GA4’s cohort reports show how user behaviour changes over time through cohort analysis, enabling long-term impact analysis. A cohort of users acquired via LinkedIn in January might convert at different rates in February, March and April. This reveals the long-term value of each social channel beyond immediate conversions. Some platforms drive quick wins while others build relationships that convert months later. Understanding this distinction prevents you from cutting budgets on channels that deliver delayed but valuable results.
What the data shows about social media ROI
Across industries and business types, GA4 data reveals consistent patterns. Social media’s value often appears weeks or months after the initial interaction, not in the first session.
HubSpot’s 2025 State of Marketing Report found that marketers using analytics tools are 2.8 times more likely to report strong ROI on their campaigns. The difference isn’t the platforms they use; it’s that they measure what works and adjust accordingly.

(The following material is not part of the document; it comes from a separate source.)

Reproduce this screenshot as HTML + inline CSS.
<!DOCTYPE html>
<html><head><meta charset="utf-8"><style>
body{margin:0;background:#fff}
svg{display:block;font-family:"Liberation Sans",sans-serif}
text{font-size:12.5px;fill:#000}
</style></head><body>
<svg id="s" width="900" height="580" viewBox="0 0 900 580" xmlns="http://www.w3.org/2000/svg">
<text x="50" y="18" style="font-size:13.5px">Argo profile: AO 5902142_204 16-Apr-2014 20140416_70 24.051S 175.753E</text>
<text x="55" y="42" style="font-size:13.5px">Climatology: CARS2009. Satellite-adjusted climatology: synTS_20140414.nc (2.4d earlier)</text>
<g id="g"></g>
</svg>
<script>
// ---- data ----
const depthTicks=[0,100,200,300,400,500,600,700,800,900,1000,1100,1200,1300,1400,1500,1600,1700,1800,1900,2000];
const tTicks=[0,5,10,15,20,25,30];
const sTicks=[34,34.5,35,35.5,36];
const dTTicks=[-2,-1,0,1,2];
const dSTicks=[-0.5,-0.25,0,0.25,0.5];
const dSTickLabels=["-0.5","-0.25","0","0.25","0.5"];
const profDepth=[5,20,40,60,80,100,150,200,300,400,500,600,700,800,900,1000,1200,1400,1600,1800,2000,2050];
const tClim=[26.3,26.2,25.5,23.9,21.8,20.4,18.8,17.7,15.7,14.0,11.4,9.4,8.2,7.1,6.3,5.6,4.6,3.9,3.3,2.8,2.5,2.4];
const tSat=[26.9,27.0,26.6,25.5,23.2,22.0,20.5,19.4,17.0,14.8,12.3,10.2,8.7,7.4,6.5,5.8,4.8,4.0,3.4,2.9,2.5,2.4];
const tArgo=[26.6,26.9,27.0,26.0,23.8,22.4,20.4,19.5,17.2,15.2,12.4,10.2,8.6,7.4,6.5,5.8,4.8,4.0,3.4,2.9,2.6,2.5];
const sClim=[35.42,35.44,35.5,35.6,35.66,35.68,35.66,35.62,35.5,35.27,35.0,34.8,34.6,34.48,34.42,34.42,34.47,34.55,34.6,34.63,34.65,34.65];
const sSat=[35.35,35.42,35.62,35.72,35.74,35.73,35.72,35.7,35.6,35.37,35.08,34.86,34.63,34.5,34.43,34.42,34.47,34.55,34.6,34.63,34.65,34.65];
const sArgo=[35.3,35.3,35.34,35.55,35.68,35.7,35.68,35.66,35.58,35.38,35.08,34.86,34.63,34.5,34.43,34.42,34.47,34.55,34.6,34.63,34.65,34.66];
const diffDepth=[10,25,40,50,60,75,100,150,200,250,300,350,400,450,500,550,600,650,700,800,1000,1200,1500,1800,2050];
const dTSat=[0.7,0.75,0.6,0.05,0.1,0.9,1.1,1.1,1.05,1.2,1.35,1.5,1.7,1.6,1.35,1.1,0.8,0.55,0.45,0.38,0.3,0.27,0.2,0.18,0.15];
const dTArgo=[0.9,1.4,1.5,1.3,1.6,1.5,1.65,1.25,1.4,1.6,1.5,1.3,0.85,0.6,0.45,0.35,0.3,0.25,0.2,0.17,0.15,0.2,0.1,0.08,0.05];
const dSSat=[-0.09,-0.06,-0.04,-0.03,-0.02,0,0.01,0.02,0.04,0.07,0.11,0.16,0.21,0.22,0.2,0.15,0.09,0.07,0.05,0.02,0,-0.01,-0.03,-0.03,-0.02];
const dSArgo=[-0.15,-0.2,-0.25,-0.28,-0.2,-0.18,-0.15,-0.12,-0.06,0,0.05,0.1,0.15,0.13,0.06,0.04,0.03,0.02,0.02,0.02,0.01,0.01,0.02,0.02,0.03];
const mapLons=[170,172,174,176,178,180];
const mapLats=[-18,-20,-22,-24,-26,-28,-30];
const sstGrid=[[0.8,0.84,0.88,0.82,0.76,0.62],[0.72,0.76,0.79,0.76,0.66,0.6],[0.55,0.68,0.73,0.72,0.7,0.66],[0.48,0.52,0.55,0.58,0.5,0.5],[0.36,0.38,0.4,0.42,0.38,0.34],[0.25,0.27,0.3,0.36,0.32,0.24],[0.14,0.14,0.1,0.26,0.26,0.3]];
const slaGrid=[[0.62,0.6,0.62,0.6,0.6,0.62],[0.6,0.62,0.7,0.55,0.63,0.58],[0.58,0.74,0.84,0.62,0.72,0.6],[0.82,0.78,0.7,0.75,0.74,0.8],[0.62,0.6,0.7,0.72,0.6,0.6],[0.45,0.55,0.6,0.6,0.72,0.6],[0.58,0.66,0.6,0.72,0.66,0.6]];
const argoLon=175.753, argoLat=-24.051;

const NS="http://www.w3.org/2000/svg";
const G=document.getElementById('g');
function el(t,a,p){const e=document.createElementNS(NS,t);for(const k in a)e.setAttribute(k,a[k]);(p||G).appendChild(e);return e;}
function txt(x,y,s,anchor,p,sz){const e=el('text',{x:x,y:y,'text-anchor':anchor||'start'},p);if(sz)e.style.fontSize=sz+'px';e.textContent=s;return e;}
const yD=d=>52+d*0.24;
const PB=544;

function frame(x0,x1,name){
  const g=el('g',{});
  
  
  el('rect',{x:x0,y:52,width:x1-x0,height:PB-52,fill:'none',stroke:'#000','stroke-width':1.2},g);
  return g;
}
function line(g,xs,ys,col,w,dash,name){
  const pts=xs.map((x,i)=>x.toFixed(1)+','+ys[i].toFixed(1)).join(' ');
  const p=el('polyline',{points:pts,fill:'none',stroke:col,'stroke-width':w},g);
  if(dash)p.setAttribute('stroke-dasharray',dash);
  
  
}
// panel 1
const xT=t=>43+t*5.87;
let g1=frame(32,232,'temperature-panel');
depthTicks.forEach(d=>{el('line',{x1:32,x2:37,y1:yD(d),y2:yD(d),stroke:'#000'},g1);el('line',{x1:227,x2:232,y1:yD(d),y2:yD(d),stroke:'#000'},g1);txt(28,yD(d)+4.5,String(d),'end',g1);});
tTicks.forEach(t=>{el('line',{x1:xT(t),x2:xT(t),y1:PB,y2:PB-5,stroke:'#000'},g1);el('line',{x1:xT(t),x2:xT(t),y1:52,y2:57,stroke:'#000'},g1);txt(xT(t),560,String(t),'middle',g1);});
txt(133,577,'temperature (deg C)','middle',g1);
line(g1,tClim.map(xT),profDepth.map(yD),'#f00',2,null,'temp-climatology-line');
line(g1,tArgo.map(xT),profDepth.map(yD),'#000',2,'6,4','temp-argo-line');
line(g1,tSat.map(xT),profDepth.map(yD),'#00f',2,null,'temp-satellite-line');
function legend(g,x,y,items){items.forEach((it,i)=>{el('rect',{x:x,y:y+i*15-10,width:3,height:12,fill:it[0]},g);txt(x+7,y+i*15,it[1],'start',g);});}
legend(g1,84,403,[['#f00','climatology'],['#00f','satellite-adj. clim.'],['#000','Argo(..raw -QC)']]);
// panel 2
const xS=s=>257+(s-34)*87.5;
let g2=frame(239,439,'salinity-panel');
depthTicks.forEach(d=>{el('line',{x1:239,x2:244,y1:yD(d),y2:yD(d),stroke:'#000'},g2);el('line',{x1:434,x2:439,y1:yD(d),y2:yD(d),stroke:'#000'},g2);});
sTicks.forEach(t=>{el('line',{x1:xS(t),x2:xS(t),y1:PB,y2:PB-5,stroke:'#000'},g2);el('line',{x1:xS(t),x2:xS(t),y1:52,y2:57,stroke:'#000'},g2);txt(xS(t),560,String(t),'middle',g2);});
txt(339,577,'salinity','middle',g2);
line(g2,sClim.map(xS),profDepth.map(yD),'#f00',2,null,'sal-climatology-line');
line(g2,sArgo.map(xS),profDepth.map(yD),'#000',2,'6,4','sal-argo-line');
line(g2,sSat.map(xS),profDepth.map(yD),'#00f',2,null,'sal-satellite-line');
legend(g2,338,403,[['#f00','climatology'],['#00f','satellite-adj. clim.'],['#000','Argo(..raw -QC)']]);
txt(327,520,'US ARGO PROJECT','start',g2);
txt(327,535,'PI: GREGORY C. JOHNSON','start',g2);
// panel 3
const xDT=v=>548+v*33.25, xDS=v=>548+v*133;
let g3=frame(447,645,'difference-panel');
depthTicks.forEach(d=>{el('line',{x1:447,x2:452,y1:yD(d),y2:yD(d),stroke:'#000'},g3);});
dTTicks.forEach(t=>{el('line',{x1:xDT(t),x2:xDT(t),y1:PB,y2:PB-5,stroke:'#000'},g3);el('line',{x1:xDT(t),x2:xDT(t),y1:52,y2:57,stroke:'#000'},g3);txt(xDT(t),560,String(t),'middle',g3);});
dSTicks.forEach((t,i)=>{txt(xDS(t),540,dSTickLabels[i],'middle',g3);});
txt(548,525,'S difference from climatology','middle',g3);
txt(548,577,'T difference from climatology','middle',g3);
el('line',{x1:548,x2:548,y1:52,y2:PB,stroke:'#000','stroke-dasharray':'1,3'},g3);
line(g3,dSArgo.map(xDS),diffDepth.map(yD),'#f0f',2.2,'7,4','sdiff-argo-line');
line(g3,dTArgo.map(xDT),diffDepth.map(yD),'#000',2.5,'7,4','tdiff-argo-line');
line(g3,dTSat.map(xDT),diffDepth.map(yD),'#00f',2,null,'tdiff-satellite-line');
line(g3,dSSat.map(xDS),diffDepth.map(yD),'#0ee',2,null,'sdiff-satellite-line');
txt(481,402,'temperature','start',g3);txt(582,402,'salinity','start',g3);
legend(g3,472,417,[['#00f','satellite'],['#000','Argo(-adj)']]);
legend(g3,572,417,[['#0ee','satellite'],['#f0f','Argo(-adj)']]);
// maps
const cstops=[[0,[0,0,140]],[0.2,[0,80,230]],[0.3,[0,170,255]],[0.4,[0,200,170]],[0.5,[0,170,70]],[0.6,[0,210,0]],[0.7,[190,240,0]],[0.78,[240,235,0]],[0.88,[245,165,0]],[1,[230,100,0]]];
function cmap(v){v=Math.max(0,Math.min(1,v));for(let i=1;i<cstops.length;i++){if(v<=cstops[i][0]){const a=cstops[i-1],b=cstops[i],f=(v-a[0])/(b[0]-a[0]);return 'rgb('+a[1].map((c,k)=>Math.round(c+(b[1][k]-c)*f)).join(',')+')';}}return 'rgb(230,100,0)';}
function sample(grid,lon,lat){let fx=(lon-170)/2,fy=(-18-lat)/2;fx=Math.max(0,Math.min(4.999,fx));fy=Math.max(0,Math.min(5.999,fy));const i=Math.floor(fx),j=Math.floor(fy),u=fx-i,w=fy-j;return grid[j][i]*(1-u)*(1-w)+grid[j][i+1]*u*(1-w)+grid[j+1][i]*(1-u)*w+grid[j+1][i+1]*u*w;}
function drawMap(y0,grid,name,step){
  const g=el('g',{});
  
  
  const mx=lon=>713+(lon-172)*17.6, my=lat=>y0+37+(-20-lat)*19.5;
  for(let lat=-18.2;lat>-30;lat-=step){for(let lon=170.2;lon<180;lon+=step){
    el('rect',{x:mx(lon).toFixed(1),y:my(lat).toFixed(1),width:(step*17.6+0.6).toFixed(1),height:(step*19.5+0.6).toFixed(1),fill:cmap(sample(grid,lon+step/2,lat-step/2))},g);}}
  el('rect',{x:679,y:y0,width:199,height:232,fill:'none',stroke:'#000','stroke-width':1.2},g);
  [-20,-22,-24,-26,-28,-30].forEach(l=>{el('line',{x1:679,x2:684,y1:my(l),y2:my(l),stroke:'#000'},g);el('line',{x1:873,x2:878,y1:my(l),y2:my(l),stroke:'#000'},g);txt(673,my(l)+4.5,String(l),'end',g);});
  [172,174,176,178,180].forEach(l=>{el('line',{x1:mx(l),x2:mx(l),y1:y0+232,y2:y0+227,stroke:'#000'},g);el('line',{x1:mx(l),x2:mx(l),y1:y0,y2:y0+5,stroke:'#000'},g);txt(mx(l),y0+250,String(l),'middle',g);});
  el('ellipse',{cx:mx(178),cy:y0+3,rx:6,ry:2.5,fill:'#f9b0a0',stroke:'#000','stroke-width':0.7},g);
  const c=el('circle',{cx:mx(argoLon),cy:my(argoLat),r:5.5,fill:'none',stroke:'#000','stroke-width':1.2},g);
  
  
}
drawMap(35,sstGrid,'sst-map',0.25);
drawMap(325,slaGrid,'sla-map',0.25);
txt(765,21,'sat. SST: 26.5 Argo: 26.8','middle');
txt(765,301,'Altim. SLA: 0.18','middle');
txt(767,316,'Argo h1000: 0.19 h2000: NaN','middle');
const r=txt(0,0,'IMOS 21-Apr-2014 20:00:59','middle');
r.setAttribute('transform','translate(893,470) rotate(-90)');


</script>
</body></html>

The highest-performing social strategies combine platform-specific content with rigorous tracking. They don’t guess which platforms work best. They don’t assume Instagram is better than LinkedIn because it has more followers. They track, measure and optimize based on actual conversion data.
Numbers don’t lie. Your GA4 data shows exactly which platforms drive revenue, which content types convert best and where you should focus your time and budget. The question is whether you’re looking at the right metrics and acting on what the data tells you.
Your social media efforts are either driving business results, or they’re not. GA4 removes the ambiguity. Set up tracking properly, focus on metrics that matter and let the data guide your strategy. That’s how you transform social media from a cost centre into a measurable revenue channel.